Eppure Letta avrebbe problemi ben più seri a cui applicarsi. Il primo, essenziale, è il lavoro per adeguare il sistema politico al cambiamento imposto dalla riforma grillina sul taglio dei parlamentari e dalla attuale situazione della geografia elettorale. Al momento commentatori, anche autorevoli, riducono tutto alla scelta fra un sistema elettorale proporzionale ed uno maggioritario.

Non è così semplice. Anche chi ritiene che il pericolo di una frammentazione ingestibile sarebbe implicito in una legge elettorale a base proporzionale, conviene che un sistema maggioritario va disegnato con attenzione. Innanzitutto bisogna garantirsi che le coalizioni che diventano indispensabili in questo sistema non possano sciogliersi a piacimento una volta che i partiti che le compongono abbiano conseguito il risultato di vedere eletti i propri candidati, pena il ritorno obbligatorio alle urne. Così i patti di coalizione diventano vincolanti e coloro che li sottoscrivono sanno di rischiare molto se li rompono.

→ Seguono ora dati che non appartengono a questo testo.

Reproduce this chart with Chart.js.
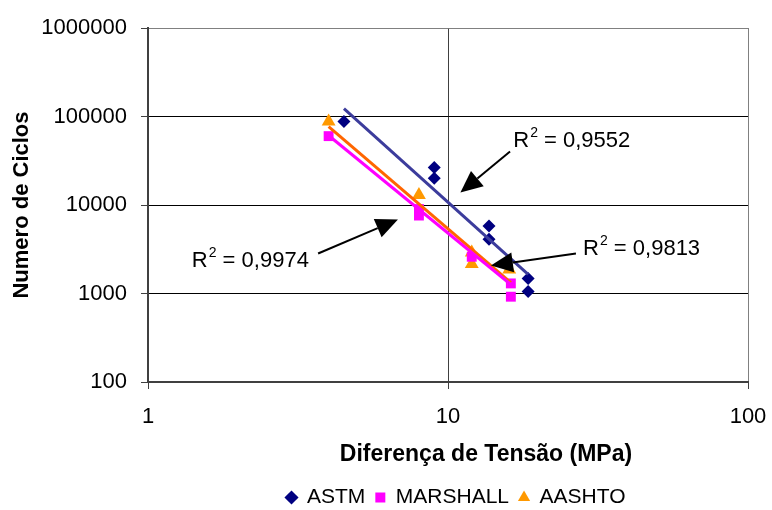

Questo diviene essenziale per il PD sia nel rapporto con l’area dei piccoli partiti, di centro o di estrema sinistra, ma soprattutto con i Cinque Stelle, che rimangono un alleato problematico. Solo con una legge maggioritaria che affronti sia il problema dello scioglimento della coalizione, sia il destino di singoli parlamentari che si staccano (Letta ha tutte le ragioni nel mettere in discussione la situazione assurda del “gruppo misto”), si potrà mettere alla prova la reale convinzione di M5S di stare nel centrosinistra ed avere un’arma per limitare le loro pretese in termini di seggi e soprattutto di candidature. Quest’ultimo aspetto vale sia per i Cinque Stelle che per l’estrema sinistra, che devono capire che non possono imporre loro candidati “divisivi”, i quali non solo non sono nella logica della raccolta di un consenso ampio, ma che poi creerebbero problemi di gestione in parlamento e, nel caso, al governo.

Ci permettiamo di dire che questo o altri temi simili sono molto più produttivi per creare un “partito nuovo” che non l’inchinarsi alle mode del momento.